Institutionally, United Methodists are called to "make disciples of Jesus Christ for the transformation of the world."

This passage from John clarifies that we are not to make servants of Jesus Christ. But if we are to make friends of Jesus Christ there are additional questions to be asked.

Can you "make" friends? What does that take?

Have you experienced bringing your various friends together and found that they thus became friends of one another?

Would this be primarily about our motivation – what would you do for a friend, for Jesus? Lay down your life? What difference would being a disciple or a friend bring to a motivation and consequence-in-living.

Would this be primarily about expansion of Jesus' friends (as if he was incapable of being someone's friend on his own) and so we become the proverbial and catalytic best friend who gets left behind when new connections are made between your best friend and another (sound like a familiar movie plot)?

How would it change a congregation to be made up of friends of J rather than disciples of Jesus?

This friendship talk is supposedly to strengthen our love of one another. How's that working out for Jesus? Has this tactic worked?

We might profitably play with these intersections between servant-friend-lover. On which boundary are you finding your work these days?

http://kcmlection.blogspot.com/2009_05_01_archive.html

 


 

In John 13 we hear the importance of “loving one another” - it is the preeminent sign of community. Those who do so reflect their connection with wholeness. In the Christian community this is being a disciple of Jesus, one who loves those Jesus loves. Of course this quickly becomes a universal stance toward all people and all of creation as we are all relatives of one another.

Here we again hear about “loving one another”. This is not about being an attractant to church - others seeing our love for one another and coming to wonder and give an offering to keep us going.

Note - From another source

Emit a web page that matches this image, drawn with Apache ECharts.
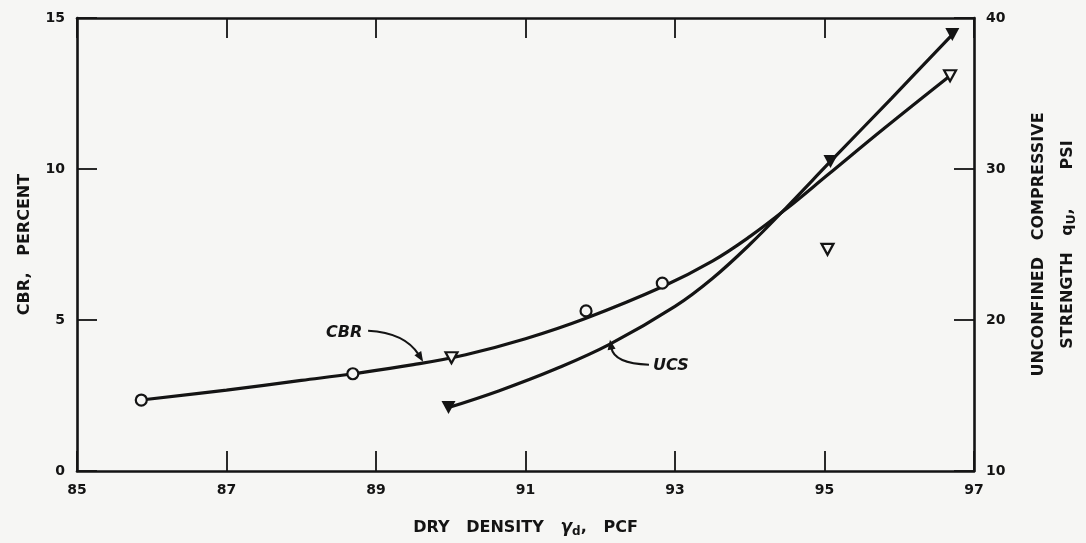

At the first level this is simply a way to live, whether a disciple of Jesus or not. All manner of folks offer themselves to others - to show what they know and understand.

A more dangerous level is reading this too literally, as though only Jesus’ disciples can love, follow this command, or that love is outcome based - that we will love as long as we are getting what we want.

There is also a circularity here - I am giving you a command to love one another so that you will love one another as you can’t do it without being commanded. Can a commanded love be love?

Back to a more helpful reading, your gifts will bear the most fruit when done in community. Therefore love one another and prosper.